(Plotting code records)

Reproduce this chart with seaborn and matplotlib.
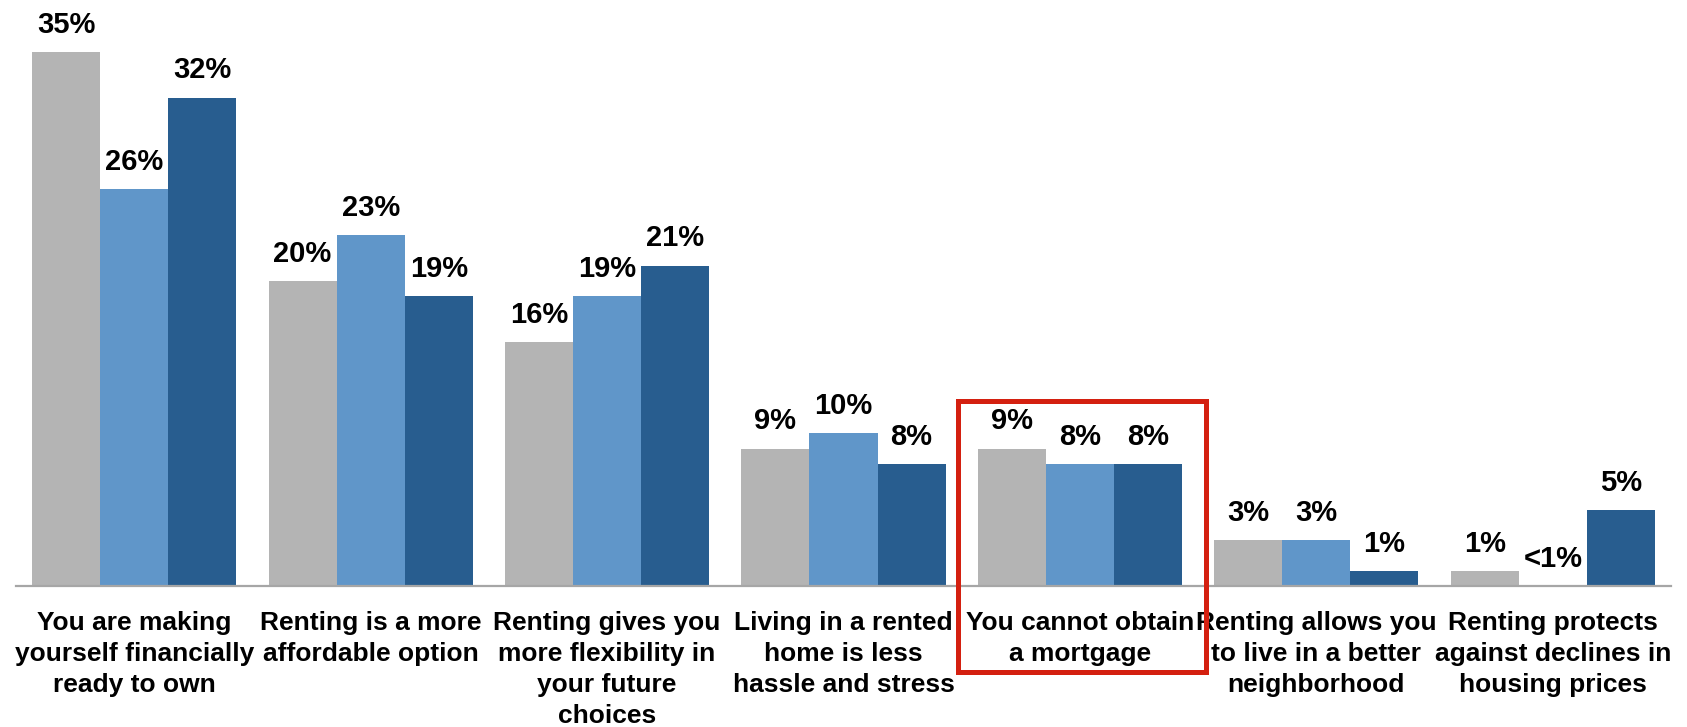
import matplotlib
matplotlib.use("Agg")
import matplotlib.pyplot as plt
import matplotlib.patches as mpatches
import matplotlib.transforms as mtransforms
import numpy as np
import pandas as pd
import seaborn as sns

# Reasons for renting, share of respondents per group
categories = [
    "You are making\nyourself financially\nready to own",
    "Renting is a more\naffordable option",
    "Renting gives you\nmore flexibility in\nyour future\nchoices",
    "Living in a rented\nhome is less\nhassle and stress",
    "You cannot obtain\na mortgage",
    "Renting allows you\nto live in a better\nneighborhood",
    "Renting protects\nagainst declines in\nhousing prices",
]
series_names = ["Series 1", "Series 2", "Series 3"]
series_1 = [35, 20, 16, 9, 9, 3, 1]
series_2 = [26, 23, 19, 10, 8, 3, 0]
series_3 = [32, 19, 21, 8, 8, 1, 5]
labels_1 = ["35%", "20%", "16%", "9%", "9%", "3%", "1%"]
labels_2 = ["26%", "23%", "19%", "10%", "8%", "3%", "<1%"]
labels_3 = ["32%", "19%", "21%", "8%", "8%", "1%", "5%"]
highlight_index = 4

colors = ["#b4b4b4", "#6096c9", "#285d8f"]

df = pd.DataFrame({
    "category": categories * 3,
    "series": np.repeat(series_names, len(categories)),
    "value": series_1 + series_2 + series_3,
})

sns.set_theme(style="white")
plt.rcParams["font.family"] = ["Liberation Sans", "DejaVu Sans"]

fig = plt.figure(figsize=(16.87, 7.27), dpi=100)
ax = fig.add_axes([16 / 1687, 1 - 586 / 727, (1671 - 16) / 1687, 586 / 727])

sns.barplot(data=df, x="category", y="value", hue="series", palette=colors,
            width=0.864, saturation=1, legend=False, linewidth=0, ax=ax)

for container, labs in zip(ax.containers, [labels_1, labels_2, labels_3]):
    ax.bar_label(container, labels=labs, padding=9.5, fontsize=21,
                 fontweight="bold", color="black")

ax.set_xlim(-0.5, len(categories) - 0.5)
ax.set_ylim(0, 38.4)
ax.set_xlabel("")
ax.set_ylabel("")
ax.set_yticks([])

for side in ["left", "right", "top"]:
    ax.spines[side].set_visible(False)
ax.spines["bottom"].set_color("#a6a6a6")
ax.spines["bottom"].set_linewidth(1.6)

ax.set_xticks(range(len(categories)))
ax.set_xticklabels(categories, fontsize=19, fontweight="bold",
                   linespacing=1.36, color="black")
ax.tick_params(axis="x", which="major", length=0, pad=18)
ax.set_xticks(np.arange(-0.5, len(categories), 1.0), minor=True)
ax.tick_params(axis="x", which="minor", length=6, width=1.6,
               color="#a6a6a6", direction="out")

# Red frame around the highlighted category
trans = mtransforms.blended_transform_factory(ax.transData, fig.transFigure)
rect = mpatches.Rectangle((highlight_index - 0.515, 1 - 672 / 727), 1.05,
                          (672 - 401) / 727, transform=trans, fill=False,
                          edgecolor="#d42010", linewidth=3.6, clip_on=False)
fig.patches.append(rect)

fig.savefig("out.png", dpi=100)
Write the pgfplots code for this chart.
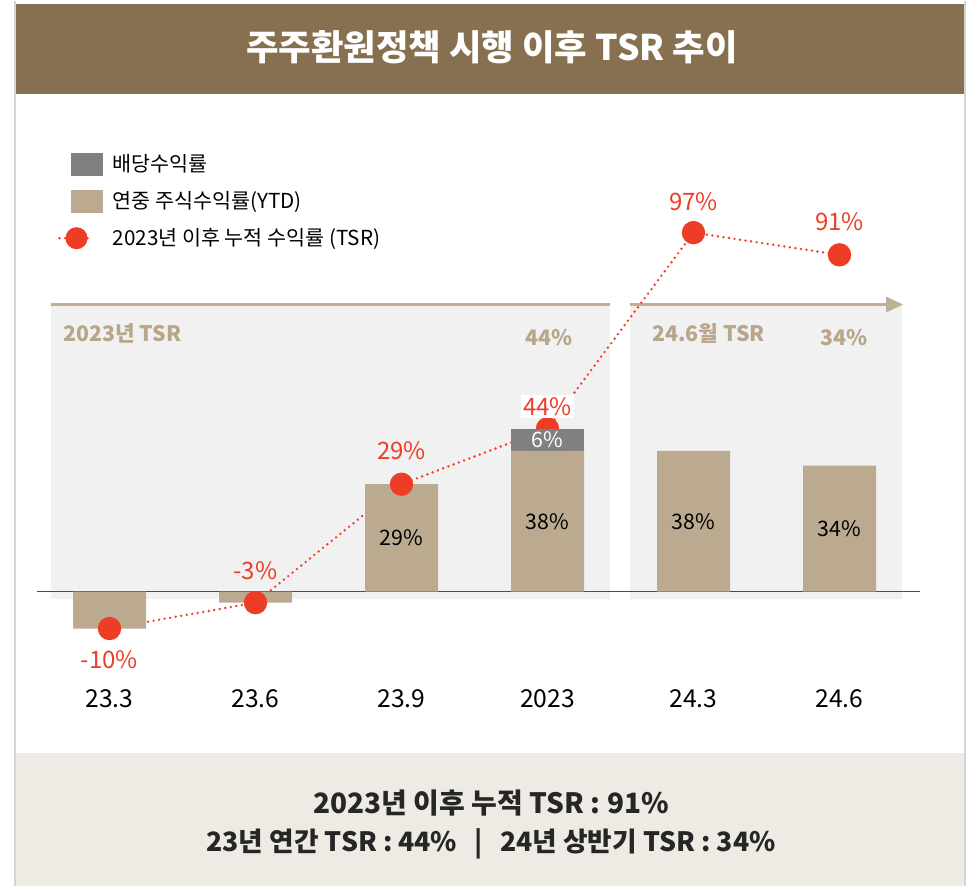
\documentclass[border=0pt]{standalone}
\usepackage{pgfplots}
\pgfplotsset{compat=1.18}
\usepackage{fontspec}
\setmainfont{Noto Sans CJK KR}
\definecolor{banner}{HTML}{87704F}
\definecolor{tanbar}{HTML}{BBAA90}
\definecolor{divgrey}{HTML}{808080}
\definecolor{tsrred}{HTML}{EE3D26}
\definecolor{panel}{HTML}{F1F1F1}
\definecolor{paneltext}{HTML}{B8A68A}
\definecolor{bottombox}{HTML}{EEEBE5}
\definecolor{arrowtan}{HTML}{C0AF95}
\definecolor{framegrey}{HTML}{D4D4D4}
\begin{document}
\begin{tikzpicture}
\begin{scope}[x=0.75pt,y=-0.75pt]
\path (0,0) rectangle (975,885);
\fill[banner] (15,3) rectangle (965,93);
\node[text=white, font=\fontsize{26.5}{31}\selectfont\bfseries] at (492,47) {주주환원정책 시행 이후 TSR 추이};
\fill[bottombox] (15,752) rectangle (965,885);
\draw[framegrey, line width=0.8pt] (15,0)--(15,885) (965,0)--(965,885);
\fill[panel] (51,305) rectangle (610,598);
\fill[panel] (630,305) rectangle (902,598);
\draw[arrowtan, line width=2.2pt] (51,304)--(610,304);
\draw[arrowtan, line width=2.2pt] (630,304)--(890,304);
\fill[arrowtan] (886,296)--(903,304)--(886,312)--cycle;
\node[anchor=west, inner sep=0pt, text=paneltext, font=\fontsize{16}{19}\selectfont\bfseries] at (63,333) {2023년 TSR};
\node[text=paneltext, font=\fontsize{16}{19}\selectfont\bfseries] at (549,337) {44\%};
\node[anchor=west, inner sep=0pt, text=paneltext, font=\fontsize{16}{19}\selectfont\bfseries] at (652,333) {24.6월 TSR};
\node[text=paneltext, font=\fontsize{16}{19}\selectfont\bfseries] at (844,337) {34\%};
\draw[black!70, line width=1.1pt] (37,591)--(920,591);
\node[text=black!85, font=\fontsize{21}{25}\selectfont\bfseries] at (491,802) {2023년 이후 누적 TSR : 91\%};
\node[text=black!85, font=\fontsize{20}{24}\selectfont\bfseries] at (491,843) {23년 연간 TSR : 44\%\hspace{13pt}|\hspace{13pt}24년 상반기 TSR : 34\%};
\end{scope}
\begin{axis}[
  at={(11.25pt,-564pt)}, anchor=south west,
  scale only axis, width=712.5pt, height=494.25pt,
  xmin=-0.6473, xmax=5.8596, ymin=-43.51, ymax=134.59,
  ybar stacked, bar width=54.75pt,
  axis line style={draw=none},
  ytick=\empty,
  xtick={0,1,2,3,4,5},
  xticklabels={23.3,23.6,23.9,2023,24.3,24.6},
  major tick length=0pt,
  xticklabel style={anchor=center, yshift=40.5pt, font=\fontsize{18.5}{22}\selectfont, text=black},
  clip=false,
  legend cell align=left,
  legend style={at={(0.05895,0.91047)}, anchor=north west, draw=none, fill=none,
    inner sep=0pt, row sep=11pt,
    nodes={inner sep=0pt, font=\fontsize{15.5}{18}\selectfont},
    /tikz/every odd column/.append style={column sep=7.5pt}},
]
\addlegendimage{legend image code/.code={\fill[divgrey] (0pt,-8.25pt) rectangle (23.25pt,8.25pt);}}
\addlegendentry{배당수익률}
\addlegendimage{legend image code/.code={\fill[tanbar] (0pt,-8.25pt) rectangle (23.25pt,8.25pt);}}
\addlegendentry{연중 주식수익률(YTD)}
\addlegendimage{legend image code/.code={\path[draw=none, fill=none] (0pt,-8.25pt) rectangle (23.25pt,8.25pt);
  \draw[overlay, tsrred, solid, line width=2pt, dash pattern=on 0pt off 4.2pt, line cap=round] (-9pt,0pt)--(16pt,0pt);
  \fill[overlay, tsrred, draw=none] (3.75pt,0pt) circle (8.25pt);}}
\addlegendentry{2023년 이후 누적 수익률 (TSR)}
% YTD stock return
\addplot[fill=tanbar, draw=none, forget plot] coordinates {(0,-10) (1,-3) (2,29) (3,38) (4,38) (5,34)};
% dividend yield
\addplot[fill=divgrey, draw=none, forget plot] coordinates {(0,0) (1,0) (2,0) (3,6) (4,0) (5,0)};
% cumulative TSR
\addplot[sharp plot, stack plots=false, forget plot, tsrred, line width=2pt, dash pattern=on 0pt off 4.2pt, line cap=round,
  mark=*, mark size=7.75pt, mark options={solid, draw=none, fill=tsrred}]
  coordinates {(0,-10) (1,-3) (2,29) (3,44) (4,97) (5,91)};
% label anchors
\coordinate (b2) at (axis cs:2,14.5);
\coordinate (b3) at (axis cs:3,19);
\coordinate (b4) at (axis cs:4,19);
\coordinate (b5) at (axis cs:5,17);
\coordinate (d3) at (axis cs:3,41);
\coordinate (t0) at (axis cs:0,-18.4);
\coordinate (t1) at (axis cs:1,5.7);
\coordinate (t2) at (axis cs:2,38.1);
\coordinate (t3) at (axis cs:3,50);
\coordinate (t4) at (axis cs:4,105.4);
\coordinate (t5) at (axis cs:5,100);
\end{axis}
% value labels drawn on top of the bars
\node[font=\fontsize{16}{19}\selectfont] at (b2) {29\%};
\node[font=\fontsize{16}{19}\selectfont] at (b3) {38\%};
\node[font=\fontsize{16}{19}\selectfont] at (b4) {38\%};
\node[font=\fontsize{16}{19}\selectfont] at (b5) {34\%};
\node[font=\fontsize{16}{19}\selectfont, text=white, fill=divgrey, inner sep=1pt, minimum height=17pt, minimum width=27pt] at (d3) {6\%};
\node[font=\fontsize{18}{21}\selectfont, text=tsrred] at (t0) {-10\%};
\node[font=\fontsize{18}{21}\selectfont, text=tsrred] at (t1) {-3\%};
\node[font=\fontsize{18}{21}\selectfont, text=tsrred] at (t2) {29\%};
\node[font=\fontsize{18}{21}\selectfont, text=tsrred, fill=white, inner sep=1.5pt] at (t3) {44\%};
\node[font=\fontsize{18}{21}\selectfont, text=tsrred] at (t4) {97\%};
\node[font=\fontsize{18}{21}\selectfont, text=tsrred] at (t5) {91\%};
\end{tikzpicture}
\end{document}
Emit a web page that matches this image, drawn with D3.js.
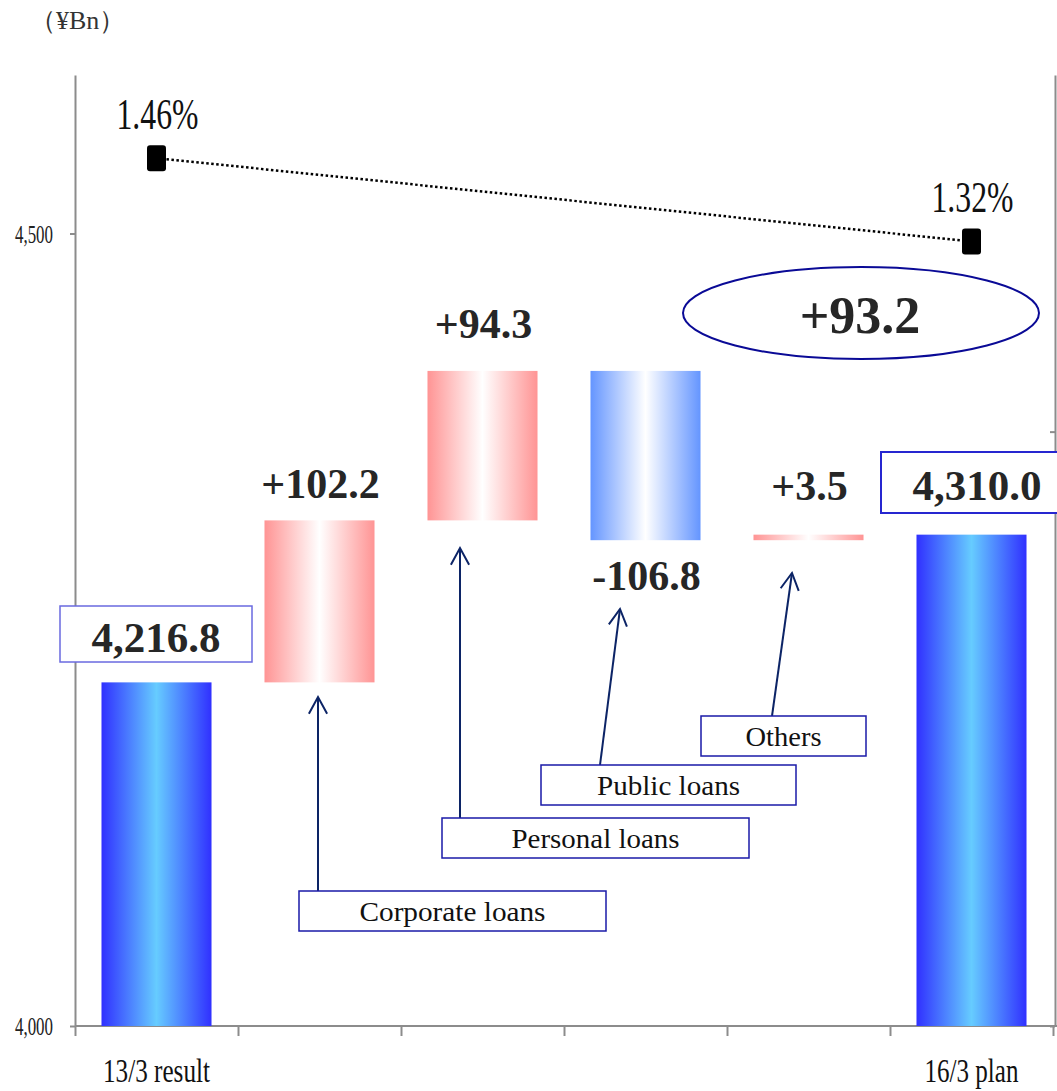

Problem details →
Include the first line of the records, the line containing "import seaborn as sns", and every line between them, repeated exactly. Skip the pictures.

Solution to the problem →
Reproduce this chart with seaborn and matplotlib.
import matplotlib
matplotlib.use("Agg")
import matplotlib.pyplot as plt
import matplotlib.patches as mpatches
import matplotlib.transforms as mtransforms
import numpy as np
import pandas as pd
import seaborn as sns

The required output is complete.